Business Briefs – April 28, 2019

Uber Looks to Raise Up to $9B In Initial Public Offering

NEW YORK (AP) – Ride-hailing giant Uber is aiming to raise $9 billion in its mammoth public stock offering that, while smaller than initially expected, still dwarfs most stock market debuts. The company expects to be valued at $80.5 billion to $91.5 billion, falling well below prior estimates that rose as high as $120 billion, in a sign that investors may be taking a more cautious approach to ride-hailing. Even so, Uber is on track for one of the largest IPOs in history.
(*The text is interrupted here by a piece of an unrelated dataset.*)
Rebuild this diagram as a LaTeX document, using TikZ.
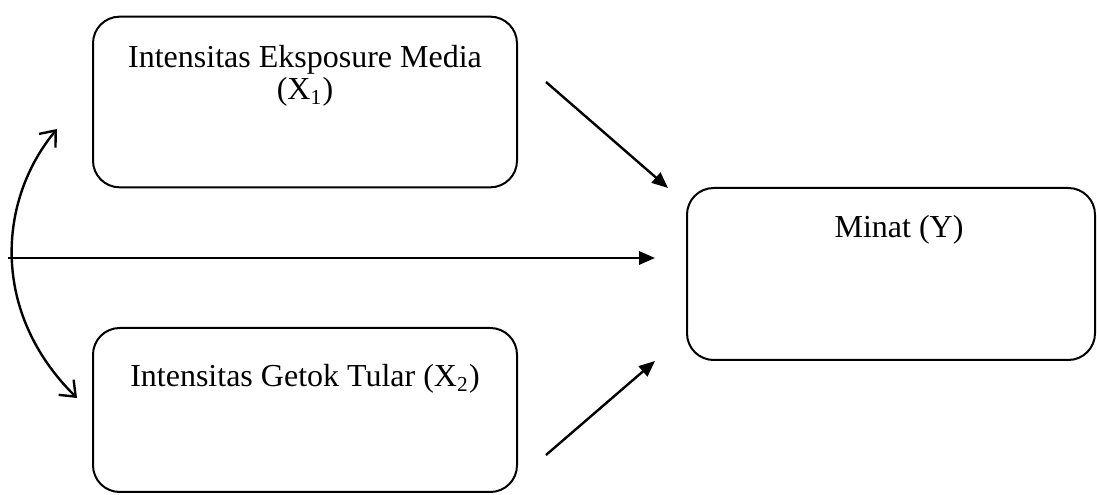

Amazon to Bring 1-Day Delivery To Prime Members

NEW YORK (AP) – Two-day delivery is going out of style. Amazon, which hooked shoppers on getting just about anything delivered in two days, announced Thursday that it will soon promise one-day delivery for its Prime members on most items. Amazon hopes that cutting delivery times in half will make its $119-a-year Prime membership more worthwhile at a time when every other online store offers free deliveries in two days.

American Expects $350 Million Hit From Grounded Boeing Plane

DALLAS (AP) – American Airlines says the grounding of its Boeing Max jets will cost it $350 million this year. The airline says it needs to shift 700,000 passengers who were booked on Max flights. The CEO is confident that the FAA will approve the Boeing fix to the jet after two deadly crashes.

Ford: Justice Dept. Opens Probe Into Emissions Certification

DETROIT (AP) – Ford says the Justice Department has opened a criminal investigation into its U.S. emissions certification process. The automaker said in a regulatory filing that it’s fully cooperating with all government agencies.

Another Sleeping Rocker Recalled After 5 Infant Deaths

NEW YORK (AP) – Another brand of sleeping rockers is being recalled, after five infants died in them over the past seven years. Kids II said Friday that it is recalling nearly 700,000 rocking sleepers that were sold since 2012 at Walmart, Target and Toys R Us for between $40 and $80. It comes just two weeks after Fisher-Price recalled about 4.7 million of its similar Rock ‘n Play sleepers in which more than 30 babies died over a decade. Consumers should stop using the sleeper immediately.

Work Messaging App Slack Takes Next Step for IPO

NEW YORK (AP) – Work messaging platform Slack is taking the next step in filing to go public, the latest in several highly anticipated tech IPOs. In a filing with the Securities and Exchange Commission Friday, Slack says it made $400 million in revenue in 2018 on a net loss of $138.9 million. In February, Slack filed a draft registration statement with the SEC. It plans to list its stock on the NYSE under the ticker “SK.”

Xi: China Wants to Expand Sprawling Infrastructure Project

BEIJING (AP) – President Xi Jinping called for more countries to join China’s sprawling infrastructure-building initiative as other leaders expressed support Saturday for a project Washington worries is increasing Beijing’s strategic influence.

Xi spoke at a gathering of leaders to celebrate the multibillion-dollar Belt and Road Initiative. The upbeat tone of the two-day forum is a setback for the Trump administration.

French Protests Mark 24th Week Despite Macron’s Pledges

PARIS (AP) – Yellow vest protests are taking place in France’s main cities for the 24th consecutive week to challenge economic policies that President Emmanuel Macron stood by while unveiling measures intended to quell the anti-government movement.

Pilots Demand Better Training If Boeing Wants to Rebuild Trust in 737 Max

CHICAGO (Reuters) – American Airlines pilots have warned that Boeing Co’s draft training proposals for the troubled 737 MAX do not go far enough to address their concerns, according to written comments submitted to the U.S. Federal Aviation Administration and seen by Reuters.

The comments were made by the Allied Pilots Association (APA), which represents pilots at American Airlines Group Inc, the world’s largest airline and one of the biggest 737 MAX operators in the U.S.

Their support is important because Boeing has said pilots’ confidence in the 737 MAX will play a critical role in convincing the public that the aircraft is safe to fly again.